The first Barr and Stroud periscope, FY1, was provided to HMS M3, one of three experimental boats equipped with a 12in gun to sink enemy warships at close range – or pound targets ashore.

The Ms proved to be a disaster (two were lost in accidents, M3 was first turned into a minelayer, then scrapped), but not their periscopes.

By 1920, Barr and Stroud expert had developed the first focus-adjustable scope for the Royal Navy (without changing the eye pieces).

Three decades later came the first radar periscope which improved both range measurement and navigation.

Arguably our greatest single innovation was introducing a night vision capability to allow submarines to navigate and gather intelligence 24/7.

Victor Chavez, CEO of Thales UK

By the 70s, the company was supplying the RN with periscopes with an electronic warfare and electronics supports measures antenna, infra-red scopes, and the first laser rangefinder on a scope.

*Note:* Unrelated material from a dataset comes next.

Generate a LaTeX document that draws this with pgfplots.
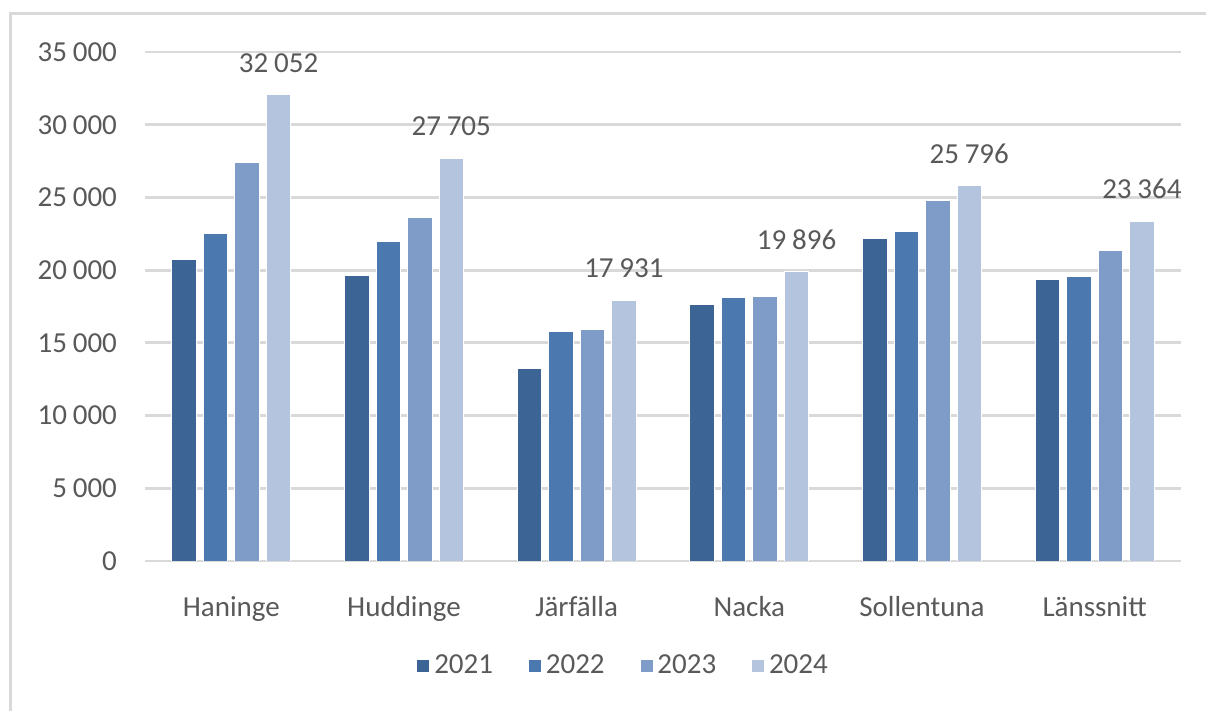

In 1991 came the first remote-controlled periscope and from 2003, the first ‘optronic’ mast – periscopes which do not penetrate a submarine’s hull, but do record a 360-degee digital image for the command team to analyse at their leisure – for the Astute class.

From the relatively simple beginnings a century ago, those periscope/masts have evolved to provide night vision and thermal imaging and support communications on top of the basics of targeting and navigation.

Today the firm is working on optronic masts for the final three of the Astute-class hunter killers: Anson, Agamemnon and Ajax.

Next year Thales intends to unveil LPV, the next-generation optronic mast – which may be fitted to the Dreadnought class of submarines which will replace today’s V-boat ballistic deterrent boats.

“Arguably our greatest single innovation was introducing a night vision capability to allow submarines to navigate and gather intelligence 24/7,” said Victor Chavez, CEO of Thales UK.

“However, our latest full remote control, non-hull penetrating optronic systems give naval architects more design flexibility by not restricting them to co-locating the fin and the control room via a 50ft long periscope.

“These options, combined with the digital inboard control and display system, provide commanders with a leap forward in submarine capability.”